Cet article de Politico.com est intéressant parce qu’il rend un compte précis et révélateur des manœuvres et pensées diverses de la direction du parti républicain, contre Bachmann à cette occasion du “contre-SOTU” précisément, et contre les pressions de type Tea Party d’une façon générale. Cette direction républicaine est typique de l’establishment washingtonien, de l’aile droite du “parti unique”, et elle a le visage ronronnant et parfois pleurnichant du Speaker de la Chambre, le toujours bronzé John Boehner qui est certainement un des champions incontestés du levage de fonds chez les lobbyistes. Bachmann, elle, est une pétroleuse ambitieuse qui voit sa chance dans la situation présente, en jouant son propre jeu, d’une façon indépendante et spectaculaire ; son “contre-SOTU” n’a guère d’intérêt, tout comme nombre de choses qui viennent de Tea Party (ou d’ailleurs, qu’importe) ; ce qui a de l’intérêt, chez elle comme ailleurs, c’est sa nuisance fondamentale du point de vue de l’establishment, sa capacité presque déstructurante d’installer le désordre par ses actes intempestifs, ses initiatives, ses déclarations. Comme l’écrivent Sherman-Shiner, Bachmann est une “marginal legislative player” à cause de l’action de la direction républicaine dans ce sens, pour lui couper les ailes et lui barrer l’accès à tous les postes de responsabilité dangereux pour l’équilibre du parti sur les travées de la Chambre, mais elle “continues to be an oversize presence”… Et, bien sûr, les médias suivent, ne serait-ce que parce que son visage et sa silhouette sont plus attractifs que ceux du larmoyant Boehner, et Bachmann joue “perso”, hors des normes du parti, tout en affirmant qu’elle fait cela pour le parti.

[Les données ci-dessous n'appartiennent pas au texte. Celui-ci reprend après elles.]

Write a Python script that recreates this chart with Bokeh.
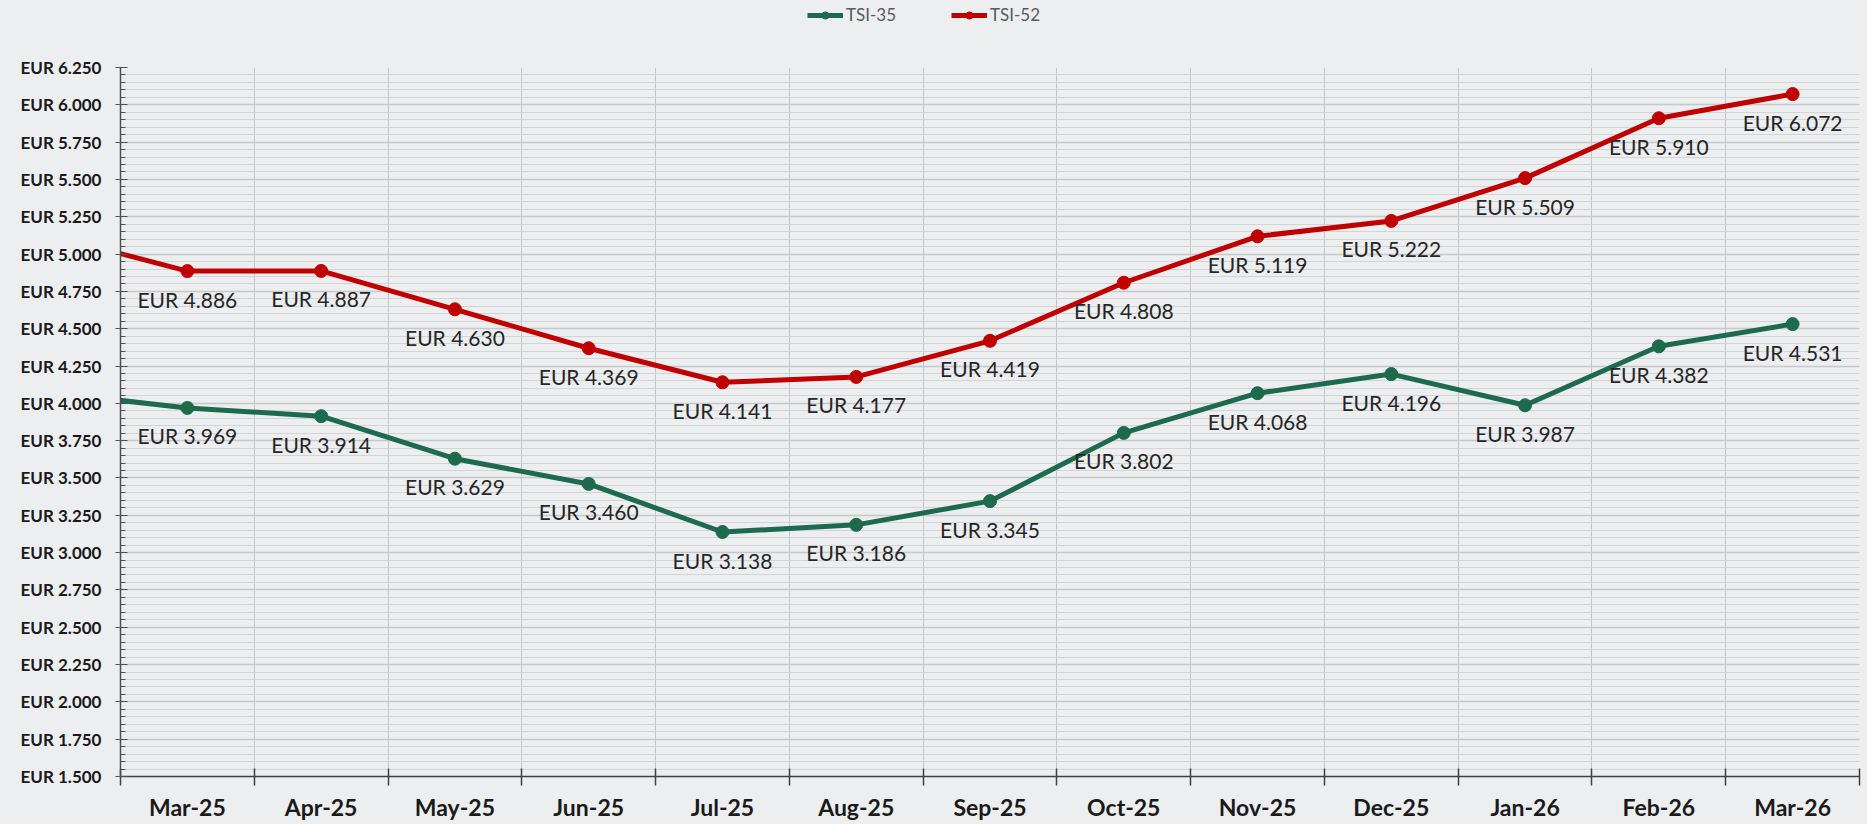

«To illustrate just how independently Bachmann operates, she did not provide the speech in advance to GOP leadership, two aides said. Rather, they got it when it was sent to reporters — they also had no idea CNN would carry it live. And illustrative of how much air she consumes, Bachmann’s name appeared in The New York Times on Wednesday as many times as Boehner’s…»

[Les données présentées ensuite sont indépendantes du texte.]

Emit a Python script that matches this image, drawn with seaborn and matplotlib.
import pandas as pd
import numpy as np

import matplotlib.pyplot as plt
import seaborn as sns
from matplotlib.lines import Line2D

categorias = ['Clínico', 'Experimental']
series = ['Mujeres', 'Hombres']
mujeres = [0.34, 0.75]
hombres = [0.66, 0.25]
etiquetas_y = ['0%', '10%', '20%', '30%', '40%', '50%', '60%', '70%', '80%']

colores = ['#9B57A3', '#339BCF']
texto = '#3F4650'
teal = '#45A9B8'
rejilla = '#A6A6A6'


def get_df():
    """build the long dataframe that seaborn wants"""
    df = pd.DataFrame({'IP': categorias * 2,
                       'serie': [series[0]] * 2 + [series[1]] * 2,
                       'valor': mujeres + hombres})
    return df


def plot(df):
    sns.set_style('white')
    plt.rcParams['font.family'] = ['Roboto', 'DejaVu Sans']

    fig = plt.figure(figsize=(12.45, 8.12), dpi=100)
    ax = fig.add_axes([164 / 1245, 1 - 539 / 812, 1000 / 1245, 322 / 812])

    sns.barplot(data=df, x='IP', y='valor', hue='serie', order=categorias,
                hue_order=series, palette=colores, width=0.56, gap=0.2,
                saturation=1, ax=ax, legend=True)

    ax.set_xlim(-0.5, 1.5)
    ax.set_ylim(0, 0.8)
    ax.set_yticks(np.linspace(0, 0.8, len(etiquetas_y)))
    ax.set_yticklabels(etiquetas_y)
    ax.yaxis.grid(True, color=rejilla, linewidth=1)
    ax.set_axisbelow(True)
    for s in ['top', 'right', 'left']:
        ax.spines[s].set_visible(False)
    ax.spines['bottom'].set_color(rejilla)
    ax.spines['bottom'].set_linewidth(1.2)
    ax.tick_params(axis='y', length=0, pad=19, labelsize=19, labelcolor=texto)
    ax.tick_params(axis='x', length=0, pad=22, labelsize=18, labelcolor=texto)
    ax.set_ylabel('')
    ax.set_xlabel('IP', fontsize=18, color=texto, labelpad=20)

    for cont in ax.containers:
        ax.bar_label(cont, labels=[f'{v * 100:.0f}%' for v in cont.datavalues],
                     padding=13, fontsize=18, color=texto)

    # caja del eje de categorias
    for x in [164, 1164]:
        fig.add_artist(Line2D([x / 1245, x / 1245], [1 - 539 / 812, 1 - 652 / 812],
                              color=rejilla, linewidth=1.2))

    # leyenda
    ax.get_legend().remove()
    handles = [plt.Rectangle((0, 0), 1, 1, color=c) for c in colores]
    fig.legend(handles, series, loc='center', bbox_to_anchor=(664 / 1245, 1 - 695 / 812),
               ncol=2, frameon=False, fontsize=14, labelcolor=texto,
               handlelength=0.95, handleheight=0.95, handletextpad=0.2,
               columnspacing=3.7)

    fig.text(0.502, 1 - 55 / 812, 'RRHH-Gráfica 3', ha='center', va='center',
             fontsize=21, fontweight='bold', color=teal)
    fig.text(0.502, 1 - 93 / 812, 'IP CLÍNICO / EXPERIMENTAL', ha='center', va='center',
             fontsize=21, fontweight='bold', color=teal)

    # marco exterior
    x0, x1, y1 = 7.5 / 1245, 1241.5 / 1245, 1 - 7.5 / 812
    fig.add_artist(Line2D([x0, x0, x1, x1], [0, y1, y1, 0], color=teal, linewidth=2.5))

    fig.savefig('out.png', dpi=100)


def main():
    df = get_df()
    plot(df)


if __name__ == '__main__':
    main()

…Par conséquent, excellent “contre-SOTU”, face au ronronnant et soporifique événement du “vrai” SOTU. Bachmann nous a promis du désordre, et c’est bien du désordre dont nous avons besoin car seul le désordre à l’intérieur du Système accélère le désarroi et la Chute du Système. Tea Party existe, non pas pour faire des choses sérieuses en politique, comme les aiment les éditorialistes et les cadres du Système, mais pour y introduire le poison du désordre, – c’est-à-dire, au point où l’on en est, pour l’entretenir décisivement.